The acid gas problem
Acid gases, like carbon dioxide and hydrogen sulfide, which come along with natural gases as impurities from deep mines or the ones that hang around us in the atmosphere, can be notorious for their interactions. For example, these gases can interact with everyday materials around us and cause corrosion. However, the details of how these materials interact with acid gases are poorly understood. Scientists at the Center for Understanding and Control of Acid Gas-induced Evolution of Materials for Energy (UNCAGE-ME) have collected huge amounts of data on the interaction of acid gases with materials like metal-organic frameworks over the past couple of years, and they are now employing machine learning to understand the interaction.

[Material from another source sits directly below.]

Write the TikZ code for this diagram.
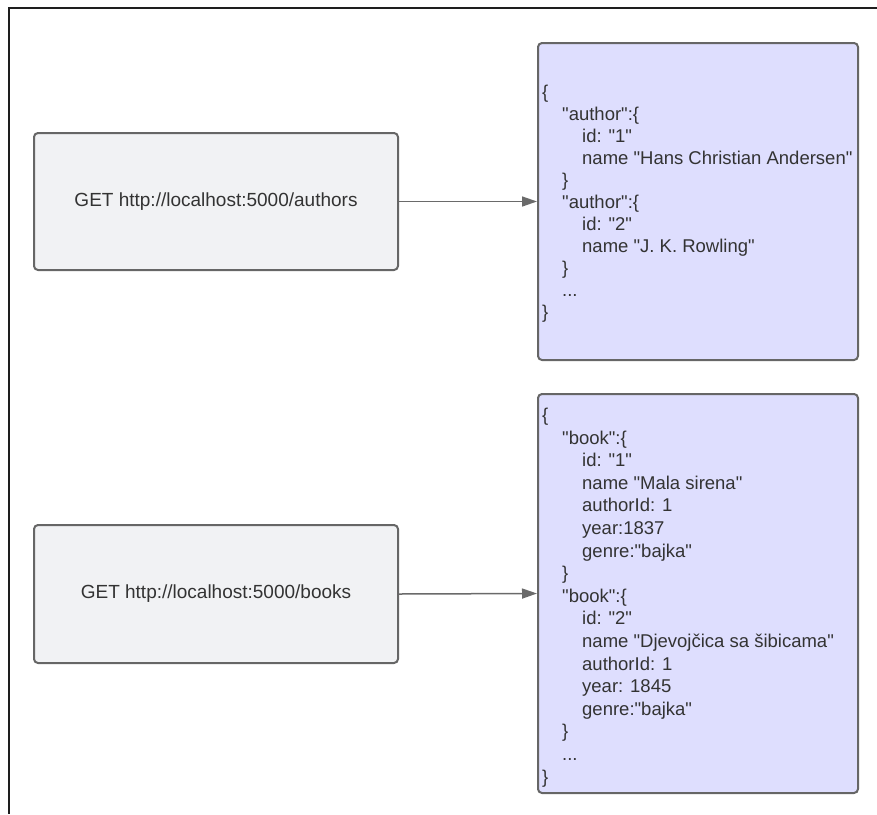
\documentclass[tikz,border=0pt]{standalone}
\usepackage{fontspec}
\setmainfont{Liberation Sans}[Ligatures=TeXOff]
\usetikzlibrary{arrows.meta}
\definecolor{frameC}{HTML}{1E1E1E}
\definecolor{reqFill}{HTML}{F1F2F4}
\definecolor{jsonFill}{HTML}{DEDEFE}
\definecolor{boxLine}{HTML}{666666}
\definecolor{txtC}{HTML}{333333}
\definecolor{arrC}{HTML}{6A6A6A}
\tikzset{
  reqbox/.style={draw=boxLine, line width=2pt, fill=reqFill, rounded corners=4pt,
    minimum width=364pt, minimum height=137pt, inner sep=0pt, text=txtC,
    font=\fontsize{19}{22.5}\selectfont},
  jsonbox/.style={draw=boxLine, line width=2pt, fill=jsonFill, rounded corners=4pt,
    minimum width=320pt, inner sep=0pt},
  jsontext/.style={anchor=west, align=left, inner sep=0pt, text=txtC,
    font=\fontsize{18.5}{22.6}\selectfont},
  conn/.style={draw=arrC, line width=1.5pt, -{Triangle[length=15pt,width=10pt]}},
  frameline/.style={draw=frameC, line width=2pt}
}
\newcommand{\ia}{\hspace*{20pt}}
\newcommand{\ib}{\hspace*{40pt}}
\begin{document}
\begin{tikzpicture}[x=1pt,y=-1pt]
\useasboundingbox (0,0) rectangle (877,814);
% frame lines
\coordinate (fTR) at (877,7.5);
\coordinate (fTL) at (8.5,7.5);
\coordinate (fBL) at (8.5,814);
\draw[frameline] (fTR) -- (fTL) -- (fBL);

% request boxes
\node[reqbox] (reqA) at (216,201.5) {GET http://localhost:5000/authors};
\node[reqbox, minimum height=138pt] (reqB) at (216,594) {GET http://localhost:5000/books};

% json boxes
\node[jsonbox, minimum height=317pt] (jsA) at (698,201.5) {};
\node[jsonbox, minimum height=399pt] (jsB) at (698,593.5) {};

\node[jsontext, font=\fontsize{18.5}{22}\selectfont] (tA) at ([xshift=5pt,yshift=-2pt]jsA.west) {%
{\char`\{}\\
\ia"author":{\char`\{}\\
\ib id: "1"\\
\ib name "Hans Christian Andersen"\\
\ia{\char`\}}\\
\ia"author":{\char`\{}\\
\ib id: "2"\\
\ib name "J. K. Rowling"\\
\ia{\char`\}}\\
\ia...\\
{\char`\}}};

\node[jsontext] (tB) at ([xshift=5pt,yshift=-4pt]jsB.west) {%
{\char`\{}\\
\ia"book":{\char`\{}\\
\ib id: "1"\\
\ib name "Mala sirena"\\
\ib authorId: 1\\
\ib year:1837\\
\ib genre:"bajka"\\
\ia{\char`\}}\\
\ia"book":{\char`\{}\\
\ib id: "2"\\
\ib name "Djevojčica sa šibicama"\\
\ib authorId: 1\\
\ib year: 1845\\
\ib genre:"bajka"\\
\ia{\char`\}}\\
\ia...\\
{\char`\}}};

% connectors
\draw[conn] (reqA.east) -- (jsA.west);
\draw[conn] (reqB.east) -- (jsB.west);
\end{tikzpicture}
\end{document}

As David Sholl, Deputy Director of UNCAGE-ME, told me over the phone, “We strongly believe there is an enormous amount to learn from the data we have seen in our experiments in the last couple of years—that’s why we are using machine learning to learn more.” Eventually, they want to design materials to selectively remove these harmful gases from around us or from crude natural gas.
The climate connection
On yet another afternoon, I made a phone call to the Director of the Center for Mechanistic Control of Water-Hydrocarbon-Rock Interactions in Unconventional and Tight Oil Formations (CMC-UF) to discuss their research. The sky was gloomy in Seattle, as the city is notorious for unpredictable weather. But when I called Tony Kovscek, a professor at Stanford University and Director of CMC-UF, my weather-caused despondence disappeared, and I was delighted to hear what Kovscek had to say about their mission.
CMC-UF studies materials with tiny holes, commonly referred to as shales, extracted from oil and gas wells. But ultimately, the researchers at the center are aiming to solve one of the grandest challenges of our time—global warming—by removing carbon and reducing the impacts of fossil fuel usage.

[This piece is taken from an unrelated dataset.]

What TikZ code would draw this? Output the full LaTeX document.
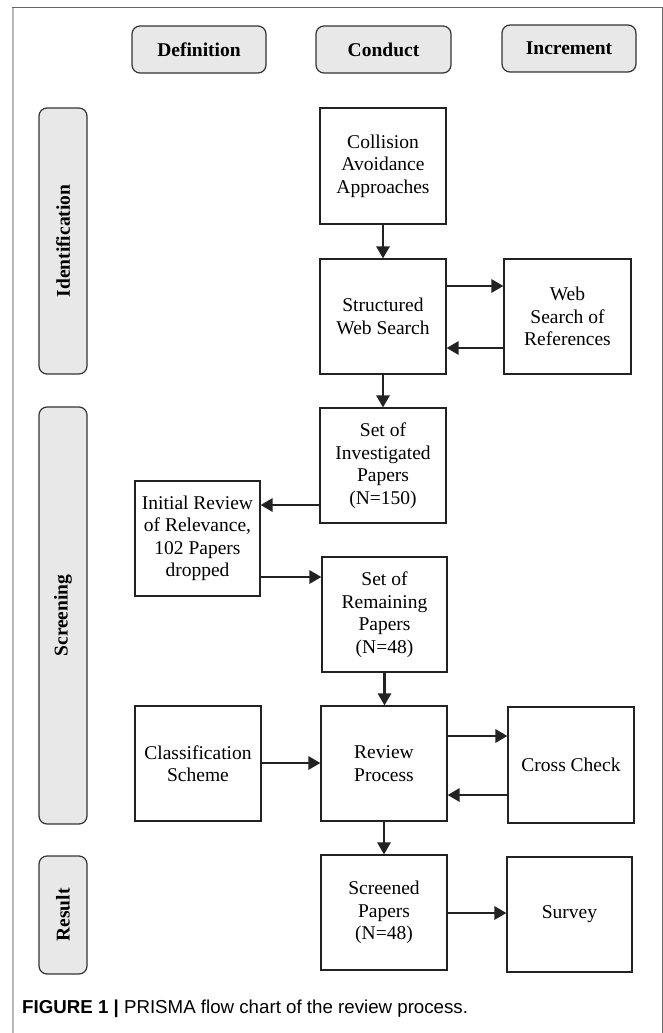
\documentclass[tikz,border=0pt]{standalone}
\usepackage{fontspec}
\setmainfont{Liberation Serif}
\newfontfamily\capfont{Liberation Sans}
\usetikzlibrary{arrows.meta}
\definecolor{hdrfill}{HTML}{E8E8E8}
\definecolor{inkc}{HTML}{222222}
\definecolor{hdrline}{HTML}{333333}
\begin{document}
\begin{tikzpicture}[x=1pt,y=-1pt,
  stagebox/.style={draw=hdrline,fill=hdrfill,line width=1.2pt,rounded corners=8pt,
    inner sep=0pt,font=\fontsize{19.5}{22}\selectfont\bfseries},
  flowbox/.style={draw=inkc,fill=white,line width=1.1pt,inner sep=0pt,align=center,
    minimum width=126pt,minimum height=115pt,font=\fontsize{19.5}{22.5}\selectfont},
  arr/.style={draw=inkc,line width=2.8pt,-{Triangle[length=12pt,width=13pt]}}]
\useasboundingbox (0,0) rectangle (663,1033);
% frame
\draw[color=gray!55,line width=1.6pt] (12.7,1033) -- (12.7,8);
\draw[color=gray!80!black,line width=1pt] (12,8) -- (662,8) -- (662,1033);
% headers
\node[stagebox,minimum width=134pt,minimum height=47pt] (hdef) at (199,49.5) {Definition};
\node[stagebox,minimum width=135pt,minimum height=47pt] (hcon) at (383.5,49.5) {Conduct};
\node[stagebox,minimum width=134pt,minimum height=47pt] (hinc) at (569,48.5) {Increment};
% stage bars
\node[stagebox,rotate=90,minimum width=266pt,minimum height=48pt] (bid) at (63,241) {Identification};
\node[stagebox,rotate=90,minimum width=417pt,minimum height=48pt] (bscr) at (63,615.5) {Screening};
\node[stagebox,rotate=90,minimum width=118pt,minimum height=48pt] (bres) at (63,915) {Result};
% boxes
\node[flowbox,minimum height=116pt] (coll) at (383,166) {Collision\\Avoidance\\Approaches};
\node[flowbox] (struct) at (383,316.5) {Structured\\Web Search};
\node[flowbox,minimum width=127pt] (web) at (567.5,316.5) {Web\\Search of\\References};
\node[flowbox] (inv) at (383,465.5) {Set of\\Investigated\\Papers\\(N=150)};
\node[flowbox,minimum width=125pt] (init) at (197.5,538.5) {Initial Review\\of Relevance,\\102 Papers\\dropped};
\node[flowbox,minimum width=125pt] (rem) at (384.5,614.5) {Set of\\Remaining\\Papers\\(N=48)};
\node[flowbox] (cls) at (198,763.5) {Classification\\Scheme};
\node[flowbox] (rev) at (384,763.5) {Review\\Process};
\node[flowbox,minimum height=116pt] (cross) at (571,765) {Cross Check};
\node[flowbox] (scr) at (384,912.5) {Screened\\Papers\\(N=48)};
\node[flowbox,minimum width=125pt] (surv) at (569.5,914.5) {Survey};
% connectors
\draw[arr] (coll.south) -- (struct.north);
\draw[arr] (struct.east |- 0,286) -- (web.west |- 0,286);
\draw[arr] (web.west |- 0,348) -- (struct.east |- 0,348);
\draw[arr] (struct.south) -- (inv.north);
\draw[arr] (inv.west |- 0,505) -- (init.east |- 0,505);
\draw[arr] (init.east |- 0,577) -- (rem.west |- 0,577);
\draw[arr] (rem.south) -- (rem.south |- rev.north);
\draw[arr] (cls.east |- 0,763) -- (rev.west |- 0,763);
\draw[arr] (rev.east |- 0,736) -- (cross.west |- 0,736);
\draw[arr] (cross.west |- 0,795) -- (rev.east |- 0,795);
\draw[arr] (rev.south) -- (scr.north);
\draw[arr] (scr.east |- 0,913) -- (surv.west |- 0,913);
% caption
\node[anchor=base west,inner sep=0pt,font=\capfont\fontsize{18.7}{21}\selectfont] (cap) at (22,1013)
  {{\bfseries FIGURE 1} {\bfseries|} PRISMA flow chart of the review process.};
\end{tikzpicture}
\end{document}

But how is CMC-UF using machine learning as part of their attack on that problem?
They investigate the molecular signatures—like the structure and chemical composition of shale materials—using fancy technologies like X-ray computed tomography, X-ray fluorescence, scanning electron microscopy, and so on. They get a huge amount of data from these studies, but it’s difficult to understand the relationships between the different data types.

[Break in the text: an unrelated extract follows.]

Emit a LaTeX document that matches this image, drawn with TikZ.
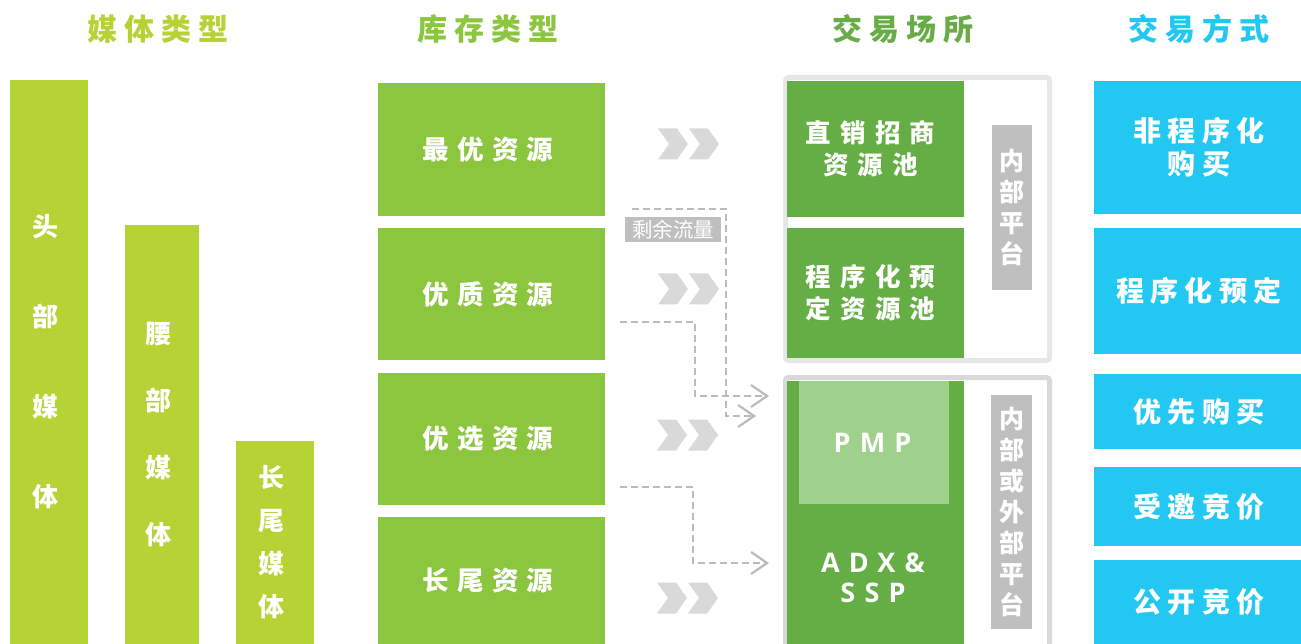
\documentclass[tikz,border=0pt]{standalone}
\usepackage{fontspec}
\setmainfont{Noto Sans CJK SC}
\newfontfamily\fhead{Noto Sans CJK SC}[LetterSpace=24]
\newfontfamily\finv{Noto Sans CJK SC}[LetterSpace=31]
\newfontfamily\fex{Noto Sans CJK SC}[LetterSpace=36]
\newfontfamily\fmode{Noto Sans CJK SC}[LetterSpace=22]
\newfontfamily\flatin{Open Sans}[LetterSpace=34]
\usetikzlibrary{arrows.meta}
\definecolor{cLime}{HTML}{B5D334}
\definecolor{cInv}{HTML}{8CC63F}
\definecolor{cEx}{HTML}{65AE46}
\definecolor{cExHead}{HTML}{69AC47}
\definecolor{cPmp}{HTML}{A0D18C}
\definecolor{cCyan}{HTML}{22C8F2}
\definecolor{cLbl}{HTML}{BFBFBF}
\definecolor{cChev}{HTML}{D9D9D9}
\definecolor{cFrameA}{HTML}{E6E6E6}
\definecolor{cFrameB}{HTML}{D9D9D9}
\definecolor{cDash}{HTML}{BBBBBB}
\tikzset{
  box/.style={draw=none, inner sep=0pt, outer sep=0pt, anchor=north west, text=white, align=center},
  hdr/.style={inner sep=0pt, font=\fhead\bfseries\fontsize{30}{30}\selectfont},
  vbar/.style={box, fill=cLime},
  vtxt/.style={inner sep=0pt, text=white, align=center, xshift=-3.5pt, font=\bfseries\fontsize{26}{#1}\selectfont},
  invbox/.style={box, fill=cInv, minimum width=227, font=\finv\bfseries\fontsize{26.5}{32}\selectfont},
  exbox/.style={box, fill=cEx, minimum width=177, font=\fex\bfseries\fontsize{25.5}{32}\selectfont},
  modebox/.style={box, fill=cCyan, minimum width=207, font=\fmode\bfseries\fontsize{28}{33}\selectfont},
  lbl/.style={box, fill=cLbl, font=\bfseries\fontsize{25}{31}\selectfont},
  frame/.style={draw=#1, line width=5pt, rounded corners=3pt, anchor=north west, inner sep=0pt, outer sep=0pt},
  flow/.style={draw=cDash, line width=2.2pt, dash pattern=on 7pt off 4pt,
    -{Straight Barb[length=16pt,width=22pt,line width=2.2pt]}},
  dchev/.pic={
    \fill[cChev] (0,-15.5) -- (19,-15.5) -- (30,0) -- (19,15.5) -- (0,15.5) -- (11,0) -- cycle;
    \fill[cChev] (31,-15.5) -- (50,-15.5) -- (61,0) -- (50,15.5) -- (31,15.5) -- (42,0) -- cycle;
  }
}
\begin{document}
\begin{tikzpicture}[x=1pt,y=-1pt]
\useasboundingbox (0,0) rectangle (1301,644);
\clip (0,0) rectangle (1301,644);
\fill[white] (0,0) rectangle (1301,644);

% headers
\node[hdr, text=cLime] (h1) at (158,29) {媒体类型};
\node[hdr, text=cInv] (h2) at (488,29) {库存类型};
\node[hdr, text=cExHead] (h3) at (903,29) {交易场所};
\node[hdr, text=cCyan] (h4) at (1199,29) {交易方式};

% media bars
\node[vbar, minimum width=78, minimum height=564] (m1) at (10,80) {};
\node[vbar, minimum width=74, minimum height=419] (m2) at (125,225) {};
\node[vbar, minimum width=78, minimum height=203] (m3) at (236,441) {};
\node[vtxt=90] (m1t) at (m1.center) {头\\部\\媒\\体};
\node[vtxt=67] (m2t) at (m2.center) {腰\\部\\媒\\体};
\node[vtxt=43] (m3t) at (m3.center) {长\\尾\\媒\\体};

% inventory
\node[invbox, minimum height=133] (i1) at (378,83) {最优资源\kern7pt};
\node[invbox, minimum height=132] (i2) at (378,228) {优质资源\kern7pt};
\node[invbox, minimum height=132] (i3) at (378,373) {优选资源\kern7pt};
\node[invbox, minimum height=127] (i4) at (378,517) {长尾资源\kern7pt};

% chevrons
\pic at (658,144) {dchev};
\pic at (658,289) {dchev};
\pic at (657,435) {dchev};
\pic at (657,598) {dchev};

% frames
\node[frame=cFrameA, minimum width=264, minimum height=283] (fr1) at (785.5,77.5) {};
\node[frame=cFrameB, minimum width=264, minimum height=320] (fr2) at (785.5,377.5) {};

% exchange boxes
\node[exbox, minimum height=136] (e1) at (787,81) {直销招商\kern10pt\\资源池\kern10pt};
\node[exbox, minimum height=130] (e2) at (787,228) {程序化预\kern10pt\\定资源池\kern10pt};
\node[box, fill=cEx, minimum width=177, minimum height=263] (e3) at (787,381) {};
\node[box, fill=cPmp, minimum width=150, minimum height=123, font=\flatin\bfseries\fontsize{27}{30}\selectfont] (pmp) at (799,381) {PMP\kern3pt};
\node[inner sep=0pt, text=white, align=center, font=\flatin\bfseries\fontsize{27}{30}\selectfont] (adx) at (873,578) {ADX\&\\SSP};

% platform labels
\node[lbl, minimum width=40, minimum height=165] (ip) at (992,125) {内\\部\\平\\台};
\node[lbl, minimum width=41, minimum height=234] (op) at (991,395) {内\\部\\或\\外\\部\\平\\台};

% trading modes
\node[modebox, minimum height=133] (t1) at (1094,81) {\kern3pt非程序化\\\kern3pt购买};
\node[modebox, minimum height=126] (t2) at (1094,228) {\kern3pt程序化预定};
\node[modebox, minimum height=75] (t3) at (1094,374) {\kern3pt优先购买};
\node[modebox, minimum height=79] (t4) at (1094,467) {\kern3pt受邀竞价};
\node[modebox, minimum height=84] (t5) at (1094,560) {\kern3pt公开竞价};

% dashed flows
\coordinate (s1) at (632,209);
\coordinate (k1) at (726,416);
\coordinate (e1t) at (756,416);
\coordinate (s2) at (620,322);
\coordinate (k2) at (695,396);
\coordinate (e2t) at (769,396);
\coordinate (s3) at (620,487);
\coordinate (k3) at (693,563);
\coordinate (e3t) at (769,563);
\draw[flow] (s2) -| (k2) -- (e2t);
\draw[flow] (s1) -| (k1) -- (e1t);
\draw[flow] (s3) -| (k3) -- (e3t);

\node[fill=cLbl, text=white, inner sep=0pt, minimum width=96, minimum height=25,
  font=\fontsize{20.5}{20}\selectfont] (rest) at (673,229.5) {剩余流量};
\end{tikzpicture}
\end{document}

This is where machine learning comes into play—they want to extract useful information from the data sets to learn about how water and gases like carbon dioxide interact with shales. Understanding how carbon dioxide interacts with shales could be greatly beneficial for humanity. With this understanding, one day, atmospheric carbon dioxide could be drained down into oil and gas wells through a technique called hydraulic fracturing.
In hydraulic fracturing, water is injected into shale to open pathways so that crude oil or other fluids can be drained effectively. CMC-UF wants to replace water with carbon dioxide in the future, which will help with removing atmospheric carbon dioxide—a potential solution to reduce global warming.
A right move
The world, and hence the problems, around us is becoming too complicated to solve by ourselves. We need help from machines, first to help us learn the problems, and then to help us find solutions. When philosopher René Descartes in 17th century said machina animata, meaning animals are machines and hence they can’t think, he might have gotten it wrong, because in the 21st century, even a real machine seems to think, and then learn, and then give us solutions.
And multiple EFRCs are leveraging the potential of artificial intelligence for solving problems in energy and climate.